- What is expected
Track down each line that has the word "this" and copy it.

Plotting code records:
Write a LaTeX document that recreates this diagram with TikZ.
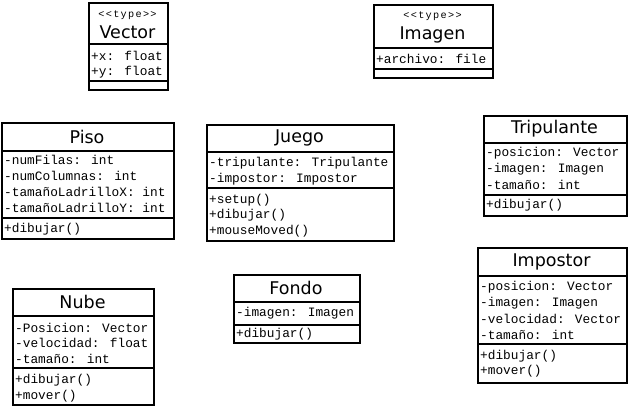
\documentclass[tikz,border=0pt]{standalone}
\usepackage{fontspec}
\newfontfamily\titlefont{DejaVu Sans}
\newfontfamily\monoattr{Liberation Mono}
\newfontfamily\monoster[LetterSpace=13]{Liberation Mono}
\newcommand{\attrfont}{\monoattr\fontsize{12.8}{14}\selectfont}
\newcommand{\sterfont}{\monoster\fontsize{10.2}{12}\selectfont}
\tikzset{
  cls/.style={draw=black, line width=2pt, fill=white, anchor=north west, inner sep=0pt},
  ln/.style={draw=black, line width=2pt},
  attr/.style={anchor=west, inner sep=0pt, font=\attrfont},
  cname/.style={anchor=center, inner sep=0pt, font=\titlefont\fontsize{17.5}{19}\selectfont},
  ster/.style={anchor=center, inner sep=0pt, font=\sterfont},
}
\begin{document}
\begin{tikzpicture}[x=1pt,y=-1pt]
\useasboundingbox[fill=white] (0,0) rectangle (629,407);

% ---- Vector ----
\node[cls, minimum width=79pt, minimum height=87pt] (vector) at (88,2) {};
\node[ster] (vectorst) at (127.5,15) {<<type>>};
\node[cname] (vectorn) at (127.5,32) {Vector};
\draw[ln] (88,44) -- (167,44);
\node[attr] (vx) at (91,56) {+x: float};
\node[attr] (vy) at (91,72) {+y: float};
\draw[ln] (88,81) -- (167,81);

% ---- Imagen ----
\node[cls, minimum width=119pt, minimum height=73pt] (imagen) at (373,4) {};
\node[ster] (imagenst) at (432.5,16) {<<type>>};
\node[cname] (imagenn) at (432.5,35) {Imagen};
\draw[ln] (373,48) -- (492,48);
\node[attr] (imga) at (376,59) {+archivo: file};
\draw[ln] (373,69) -- (492,69);

% ---- Piso ----
\node[cls, minimum width=172pt, minimum height=116pt] (piso) at (1,122) {};
\node[cname] (pison) at (87,136.5) {Piso};
\draw[ln] (1,151) -- (173,151);
\node[attr] (p1) at (4,160) {-numFilas: int};
\node[attr] (p2) at (4,176) {-numColumnas: int};
\node[attr] (p3) at (4,192) {-tamañoLadrilloX: int};
\node[attr] (p4) at (4,208) {-tamañoLadrilloY: int};
\draw[ln] (1,218) -- (173,218);
\node[attr] (p5) at (4,229) {+dibujar()};

% ---- Juego ----
\node[cls, minimum width=187pt, minimum height=116pt] (juego) at (206,124) {};
\node[cname] (juegon) at (299.5,138) {Juego};
\draw[ln] (206,152) -- (393,152);
\node[attr] (j1) at (209,163) {-tripulante: Tripulante};
\node[attr] (j2) at (209,179) {-impostor: Impostor};
\draw[ln] (206,188) -- (393,188);
\node[attr] (j3) at (209,200) {+setup()};
\node[attr] (j4) at (209,215) {+dibujar()};
\node[attr] (j5) at (209,231) {+mouseMoved()};

% ---- Tripulante ----
\node[cls, minimum width=143pt, minimum height=100pt] (trip) at (483,115) {};
\node[cname] (tripn) at (554.5,129) {Tripulante};
\draw[ln] (483,143) -- (626,143);
\node[attr] (t1) at (486,153) {-posicion: Vector};
\node[attr] (t2) at (486,169) {-imagen: Imagen};
\node[attr] (t3) at (486,185) {-tamaño: int};
\draw[ln] (483,195) -- (626,195);
\node[attr] (t4) at (486,205) {+dibujar()};

% ---- Impostor ----
\node[cls, minimum width=149pt, minimum height=135pt] (impo) at (477,247) {};
\node[cname] (impon) at (551.5,262) {Impostor};
\draw[ln] (477,276) -- (626,276);
\node[attr] (i1) at (480,287) {-posicion: Vector};
\node[attr] (i2) at (480,303) {-imagen: Imagen};
\node[attr] (i3) at (480,319) {-velocidad: Vector};
\node[attr] (i4) at (480,335) {-tamaño: int};
\draw[ln] (477,344) -- (626,344);
\node[attr] (i5) at (480,356) {+dibujar()};
\node[attr] (i6) at (480,371) {+mover()};

% ---- Nube ----
\node[cls, minimum width=141pt, minimum height=116pt] (nube) at (12,288) {};
\node[cname] (nuben) at (82.5,302) {Nube};
\draw[ln] (12,316) -- (153,316);
\node[attr] (n1) at (15,328) {-Posicion: Vector};
\node[attr] (n2) at (15,343) {-velocidad: float};
\node[attr] (n3) at (15,359) {-tamaño: int};
\draw[ln] (12,368) -- (153,368);
\node[attr] (n4) at (15,380) {+dibujar()};
\node[attr] (n5) at (15,396) {+mover()};

% ---- Fondo ----
\node[cls, minimum width=126pt, minimum height=68pt] (fondo) at (233,274) {};
\node[cname] (fondon) at (296,288) {Fondo};
\draw[ln] (233,302) -- (359,302);
\node[attr] (f1) at (236,313) {-imagen: Imagen};
\draw[ln] (233,325) -- (359,325);
\node[attr] (f2) at (236,334) {+dibujar()};
\end{tikzpicture}
\end{document}
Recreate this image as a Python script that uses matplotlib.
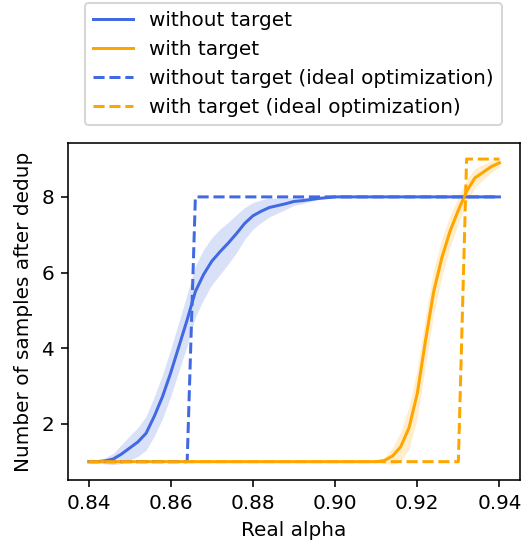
import numpy as np
import matplotlib
matplotlib.use("Agg")
import matplotlib.pyplot as plt

# real alpha grid, 0.840 .. 0.940 step 0.002
alpha = np.round(np.arange(0.840, 0.9401, 0.002), 3)

# mean number of samples after dedup, without target
without_mean = [1.0, 1.0, 1.02, 1.07, 1.2, 1.36, 1.52, 1.75, 2.2, 2.72,
                3.35, 4.05, 4.75, 5.5, 5.95, 6.3, 6.55, 6.78, 7.03, 7.3,
                7.5, 7.62, 7.72, 7.77, 7.82, 7.88, 7.9, 7.93, 7.96, 7.98,
                8.0, 8.0, 8.0, 8.0, 8.0, 8.0, 8.0, 8.0, 8.0, 8.0,
                8.0, 8.0, 8.0, 8.0, 8.0, 8.0, 8.0, 8.0, 8.0, 8.0, 8.0]
without_std = [0.0, 0.03, 0.08, 0.15, 0.25, 0.32, 0.38, 0.45, 0.52, 0.58,
               0.62, 0.65, 0.68, 0.68, 0.66, 0.62, 0.6, 0.55, 0.5, 0.42,
               0.35, 0.3, 0.25, 0.2, 0.15, 0.1, 0.08, 0.05, 0.03, 0.01,
               0.0, 0.0, 0.0, 0.0, 0.0, 0.0, 0.0, 0.0, 0.0, 0.0,
               0.0, 0.0, 0.0, 0.0, 0.0, 0.0, 0.0, 0.0, 0.0, 0.0, 0.0]

# with target
with_mean = [1.0] * 36 + [1.03, 1.15, 1.4, 1.9, 2.8, 4.2, 5.5, 6.4, 7.1,
                          7.65, 8.15, 8.5, 8.65, 8.8, 8.9]
with_std = [0.0] * 36 + [0.08, 0.22, 0.4, 0.55, 0.65, 0.65, 0.58, 0.5,
                         0.42, 0.35, 0.3, 0.25, 0.2, 0.15, 0.12]

# ideal optimization
without_ideal = [1.0] * 13 + [8.0] * 38
with_ideal = [1.0] * 46 + [9.0] * 5

blue = "royalblue"
orange = "orange"
DPI = 144

fig = plt.figure(figsize=(530 / DPI, 544 / DPI), dpi=DPI)
ax = fig.add_axes([68 / 530, 64 / 544, 452 / 530, 337 / 544])

wm, ws = np.array(without_mean), np.array(without_std)
tm, ts = np.array(with_mean), np.array(with_std)

ax.plot(alpha, wm, color=blue, label="without target")
ax.fill_between(alpha, wm - ws, wm + ws, color=blue, alpha=0.2, linewidth=0)
ax.plot(alpha, tm, color=orange, label="with target")
ax.fill_between(alpha, tm - ts, tm + ts, color=orange, alpha=0.2, linewidth=0)
ax.plot(alpha, without_ideal, color=blue, linestyle="--",
        label="without target (ideal optimization)")
ax.plot(alpha, with_ideal, color=orange, linestyle="--",
        label="with target (ideal optimization)")

ax.set_xticks([0.84, 0.86, 0.88, 0.90, 0.92, 0.94])
ax.set_yticks([2, 4, 6, 8])
ax.set_xlabel("Real alpha")
ax.set_ylabel("Number of samples after dedup")

fig.legend(loc="upper left", bbox_to_anchor=(85 / 530, 1 - 3 / 544),
           borderaxespad=0)

fig.savefig("out.png", dpi=DPI)
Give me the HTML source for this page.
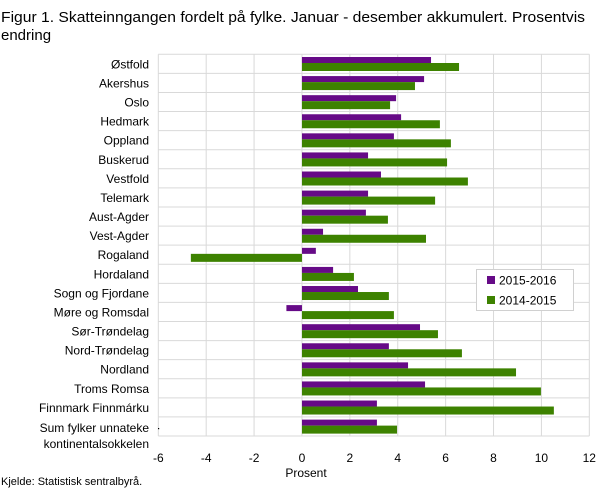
<!DOCTYPE html>
<html><head><meta charset="utf-8"><style>
html,body{margin:0;padding:0;background:#fff;}
svg{display:block;font-family:"Liberation Sans",sans-serif;}
</style></head><body>
<svg width="608" height="489" viewBox="0 0 608 489" xmlns="http://www.w3.org/2000/svg">
<text x="1" y="22" font-size="15" fill="#000" textLength="584" lengthAdjust="spacingAndGlyphs">Figur 1. Skatteinngangen fordelt på fylke. Januar - desember akkumulert. Prosentvis</text>
<text x="1" y="40" font-size="15" fill="#000">endring</text>
<g id="plot"></g>
</svg>
<script>
(function(){
var ns="http://www.w3.org/2000/svg",g=document.getElementById("plot");
function el(t,a,txt){var e=document.createElementNS(ns,t);for(var k in a)e.setAttribute(k,a[k]);if(txt!=null)e.textContent=txt;g.appendChild(e);return e;}
var L=158.3,R=589.3,T=54.3,B=436,u=(R-L)/18,z=L+6*u,rh=(B-T)/20;
var cats=["Østfold","Akershus","Oslo","Hedmark","Oppland","Buskerud","Vestfold","Telemark","Aust-Agder","Vest-Agder","Rogaland","Hordaland","Sogn og Fjordane","Møre og Romsdal","Sør-Trøndelag","Nord-Trøndelag","Nordland","Troms Romsa","Finnmark Finnmárku","SUM"];
var p=[5.39,5.1,3.93,4.14,3.84,2.76,3.3,2.76,2.67,0.88,0.58,1.3,2.34,-0.65,4.93,3.63,4.43,5.14,3.13,3.13];
var q=[6.56,4.72,3.68,5.76,6.22,6.06,6.93,5.56,3.59,5.18,-4.64,2.17,3.63,3.84,5.68,6.68,8.94,9.98,10.52,3.97];
for(var i=0;i<=9;i++){var x=L+i*2*u;el("line",{x1:x,x2:x,y1:T,y2:B,stroke:"#d9d9d9","stroke-width":1});
el("text",{x:x,y:462,"font-size":12,"text-anchor":"middle",fill:"#000"},String(-6+2*i));}
for(var j=0;j<=20;j++){var y=T+j*rh;el("line",{x1:L,x2:R,y1:y,y2:y,stroke:"#d9d9d9","stroke-width":1});}
for(var k=0;k<20;k++){var y0=T+k*rh;
var a=z+p[k]*u;el("rect",{x:Math.min(a,z),y:y0+2.7,width:Math.abs(a-z),height:6,fill:"#660a87"});
var b=z+q[k]*u;el("rect",{x:Math.min(b,z),y:y0+8.7,width:Math.abs(b-z),height:8,fill:"#3d8200"});
if(k<19)el("text",{x:149,y:y0+rh/2+4.5,"font-size":12,"text-anchor":"end",fill:"#000"},cats[k]);
}
el("text",{x:149,y:432,"font-size":12,"text-anchor":"end",fill:"#000"},"Sum fylker unnateke");
el("text",{x:149,y:448,"font-size":12,"text-anchor":"end",fill:"#000"},"kontinentalsokkelen");
el("rect",{x:158,y:428,width:1.2,height:1.2,fill:"#000"});
el("text",{x:306,y:477,"font-size":12,"text-anchor":"middle",fill:"#000"},"Prosent");
el("text",{x:1,y:485,"font-size":11,fill:"#000"},"Kjelde: Statistisk sentralbyrå.");
el("rect",{x:476.5,y:269.5,width:97,height:41,fill:"#fff",stroke:"#d0d0d0","stroke-width":1});
el("rect",{x:487,y:276,width:8,height:8,fill:"#660a87"});
el("rect",{x:487,y:296,width:8,height:8,fill:"#3d8200"});
el("text",{x:499,y:284.5,"font-size":12,fill:"#000"},"2015-2016");
el("text",{x:499,y:304.5,"font-size":12,fill:"#000"},"2014-2015");
})();
</script>
</body></html>
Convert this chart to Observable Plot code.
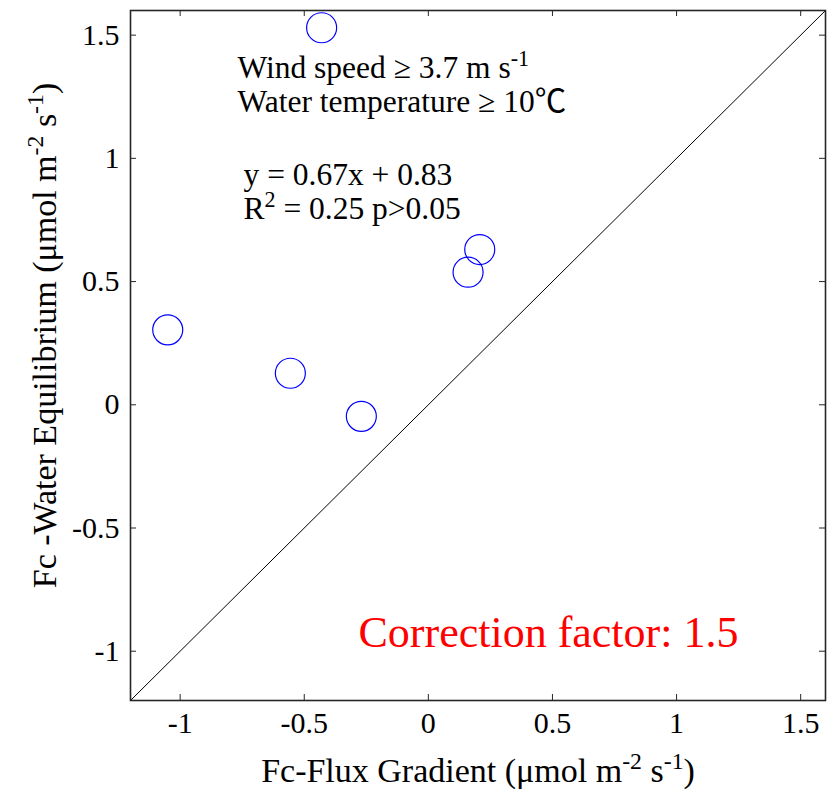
<!DOCTYPE html>
<html>
<head>
<meta charset="utf-8">
<script src="https://cdn.jsdelivr.net/npm/d3@7"></script>
<script src="https://cdn.jsdelivr.net/npm/@observablehq/plot@0.6"></script>
<style>
  html, body { margin: 0; padding: 0; background: #fff; }
</style>
</head>
<body>
<div id="chart"></div>
<script>
// ---- data ----
const fluxGradient = [-0.43, -1.05, -0.556, -0.27, 0.16, 0.207];
const waterEquilibrium = [1.53, 0.304, 0.128, -0.047, 0.538, 0.63];
const xDomain = [-1.2, 1.6];
const yDomain = [-1.2, 1.6];
const xTicks = [-1, -0.5, 0, 0.5, 1, 1.5];
const yTicks = [-1, -0.5, 0, 0.5, 1, 1.5];
const xLabel = "Fc-Flux Gradient (μmol m^{-2} s^{-1})";
const yLabel = "Fc -Water Equilibrium (μmol m^{-2} s^{-1})";
const conditionLines = ["Wind speed ≥ 3.7 m s^{-1}", "Water temperature ≥ 10℃"];
const statLines = ["y = 0.67x + 0.83", "R^{2} = 0.25 p>0.05"];
const correctionText = ["Correction factor: 1.5"];

const points = fluxGradient.map((x, i) => ({x, y: waterEquilibrium[i]}));

const W = 832, H = 795;
const mL = 130, mR = 7, mT = 10, mB = 95;
const pw = W - mL - mR, ph = H - mT - mB;
const tickLen = 6;
const fmt = d => String(d);
const axisColor = "#262626";
const annSize = 31.5;

const chart = Plot.plot({
  width: W, height: H,
  marginLeft: mL, marginRight: mR, marginTop: mT, marginBottom: mB,
  style: {fontFamily: "'Liberation Serif', 'Times New Roman', 'Noto Sans CJK SC', serif", background: "#fff", color: "#000"},
  x: {domain: xDomain},
  y: {domain: yDomain},
  marks: [
    Plot.line(xDomain, {x: d => d, y: d => d, stroke: "#000", strokeWidth: 1}),
    Plot.dot(points, {x: "x", y: "y", r: 15, stroke: "#0000ff", fill: "none", strokeWidth: 1.2}),
    // inner ticks on all four sides
    Plot.ruleX(xTicks, {x: d => d, insetTop: ph - tickLen, stroke: axisColor, strokeWidth: 1}),
    Plot.ruleX(xTicks, {x: d => d, insetBottom: ph - tickLen, stroke: axisColor, strokeWidth: 1}),
    Plot.ruleY(yTicks, {y: d => d, insetRight: pw - tickLen, stroke: axisColor, strokeWidth: 1}),
    Plot.ruleY(yTicks, {y: d => d, insetLeft: pw - tickLen, stroke: axisColor, strokeWidth: 1}),
    Plot.frame({stroke: axisColor, strokeWidth: 1.6}),
    Plot.axisX(xTicks, {anchor: "bottom", tickSize: 0, tickPadding: 11, tickFormat: fmt, fontSize: 30, label: null, fill: "#000"}),
    Plot.axisY(yTicks, {anchor: "left", tickSize: 0, tickPadding: 11, tickFormat: fmt, fontSize: 30, label: null, fill: "#000"}),
    // axis titles
    Plot.text([xLabel], {text: d => d, frameAnchor: "bottom", textAnchor: "middle", dy: 81, lineAnchor: "bottom", fontSize: 34, fill: "#000"}),
    Plot.text([yLabel], {text: d => d, frameAnchor: "left", textAnchor: "middle", dx: -85, dy: -20, rotate: -90, lineAnchor: "middle", fontSize: 34, fill: "#000"}),
    // annotations
    Plot.text([conditionLines[0]], {text: d => d, frameAnchor: "top-left", dx: 107, dy: 67, textAnchor: "start", lineAnchor: "bottom", fontSize: annSize, fill: "#000"}),
    Plot.text([conditionLines[1]], {text: d => d, frameAnchor: "top-left", dx: 107, dy: 101, textAnchor: "start", lineAnchor: "bottom", fontSize: annSize, fill: "#000"}),
    Plot.text([statLines[0]], {text: d => d, frameAnchor: "top-left", dx: 113, dy: 174, textAnchor: "start", lineAnchor: "bottom", fontSize: annSize, fill: "#000"}),
    Plot.text([statLines[1]], {text: d => d, frameAnchor: "top-left", dx: 113, dy: 208, textAnchor: "start", lineAnchor: "bottom", fontSize: annSize, fill: "#000"}),
    Plot.text(correctionText, {text: d => d, frameAnchor: "top-left", dx: 228, dy: 636, textAnchor: "start", lineAnchor: "bottom", fontSize: 44, fill: "#ff0000"})
  ]
});

// convert ^{...} markup into superscript tspans
chart.querySelectorAll("text").forEach(t => {
  if (t.children.length) return;
  const s = t.textContent;
  if (!s.includes("^{")) return;
  t.textContent = "";
  const parts = s.split(/\^\{([^}]*)\}/);
  parts.forEach((p, i) => {
    if (!p) return;
    if (i % 2 === 0) {
      t.appendChild(document.createTextNode(p));
    } else {
      const sp = document.createElementNS("http://www.w3.org/2000/svg", "tspan");
      sp.setAttribute("baseline-shift", "super");
      sp.setAttribute("font-size", "0.7em");
      sp.textContent = p;
      t.appendChild(sp);
    }
  });
});

document.getElementById("chart").appendChild(chart);
</script>
</body>
</html>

- Response to the task
Write a LaTeX document that recreates this diagram with TikZ.
Recreate this image as a Python script that uses matplotlib.
Give me the HTML source for this page.
Convert this chart to Observable Plot code.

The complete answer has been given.